Похоже, что для всех и всегда этот период был и остается простым сообщением, что у бедного Макара Алексеевича от волнения и физического усилия, что называется, зашумело в голове.
Но вдумаемся же — какой это странный шум!
Быт в квартире, где проживает Девушкин, по существу — коммунальный, но хозяйка держит прислугу — двоих, как это говорилось, людей: женщину по имени Тереза и мужчину по прозвищу Фальдони.
«Я не знаю, может быть, у него есть и другое какое имя, только он и на это откликается; все его так зовут», — рассказывал еще в начале романа Макар Алексеевич Вареньке.
Происхождение странной для угрофинна клички вполне разъясняется в комментариях к академическому изданию: должно быть, просвещенные квартиранты в свое время прочли популярный переводной (с французского) роман Н. Ж. Леонара «Тереза и Фальдони, или Письма двух любовников, живших в Лионе». Роман выдержал в России по крайней мере три издания (комментаторы указывают два), так что какой-нибудь остроумный отставной мичман, услыхав, что служанку зовут Терезой… словом, понятно.
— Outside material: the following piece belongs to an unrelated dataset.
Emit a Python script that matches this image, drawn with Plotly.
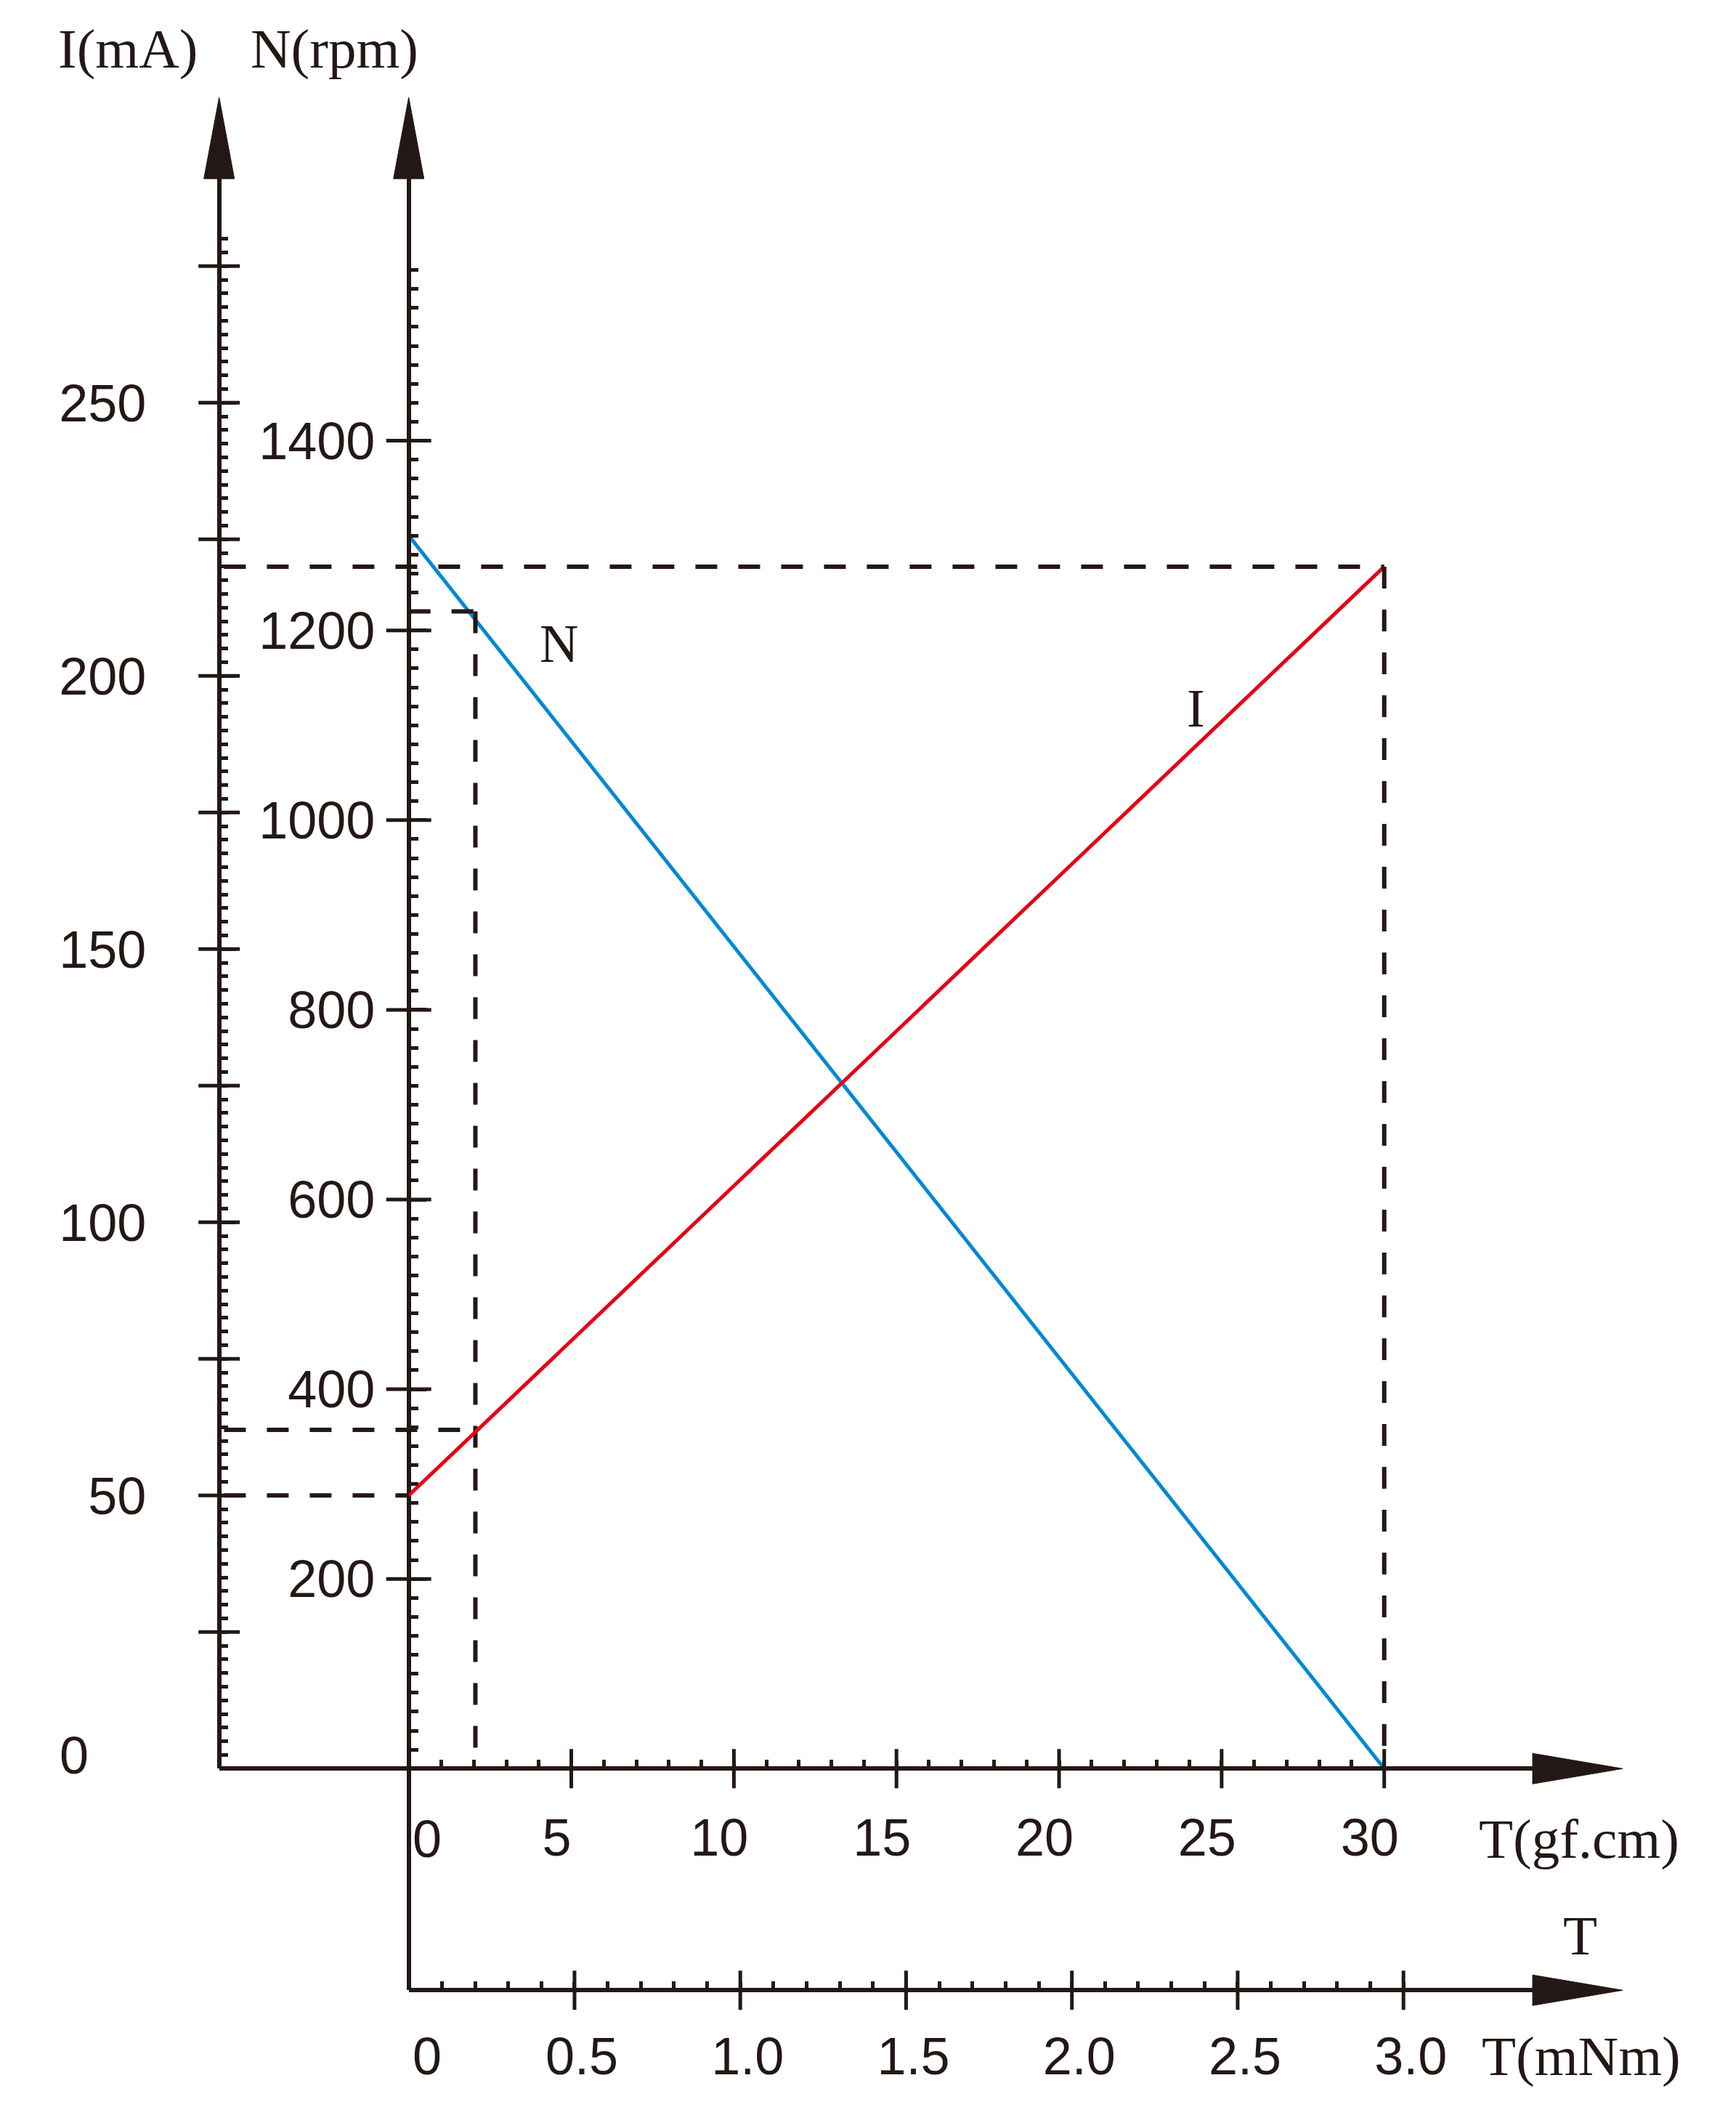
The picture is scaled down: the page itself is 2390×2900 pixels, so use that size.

И вот эти два имени, чередуясь, позвякивают в переписке бедняков, живущих в Петербурге, — обозначая самых обыкновенных, второстепенных персонажей: то Варенька даст Терезе двадцать копеек, то Фальдони нагрубит Макару Алексеевичу.
С какой же стати воспоминание о них пробегает в мыслях Девушкина, пока он копошится у ног начальника? Неужто действительно — ни с того ни с сего?
Роман Леонара ему неизвестен. До знакомства с Варенькой наш герой прочитал — вы, конечно, помните — лишь три произведения словесности: «Ивиковы журавли», балладу Шиллера (из нее-то, несомненно, и почерпнув знание о справедливости); еще «Картину человека», умное сочинение Галича — в самом деле очень недурной учебник человековедения, — 613 параграфов: что такое гордость, что такое мнительность и чем страсть половая — любовь отличается от страстей одинокого быта, или чисто животного самолюбия и т. д. Маловероятно, что М. А. одолел всю книгу, вплоть до какой-нибудь семиотики телесной, — но кто же, если не Галич, укрепил его в мысли, что для настоящего человека наивысшим благом является досточтимость (А. С. Пушкин, слушатель первых лекций Галича, перевел бы: честь; ну, а у Девушкина через каждые два слова на третье: амбиция)?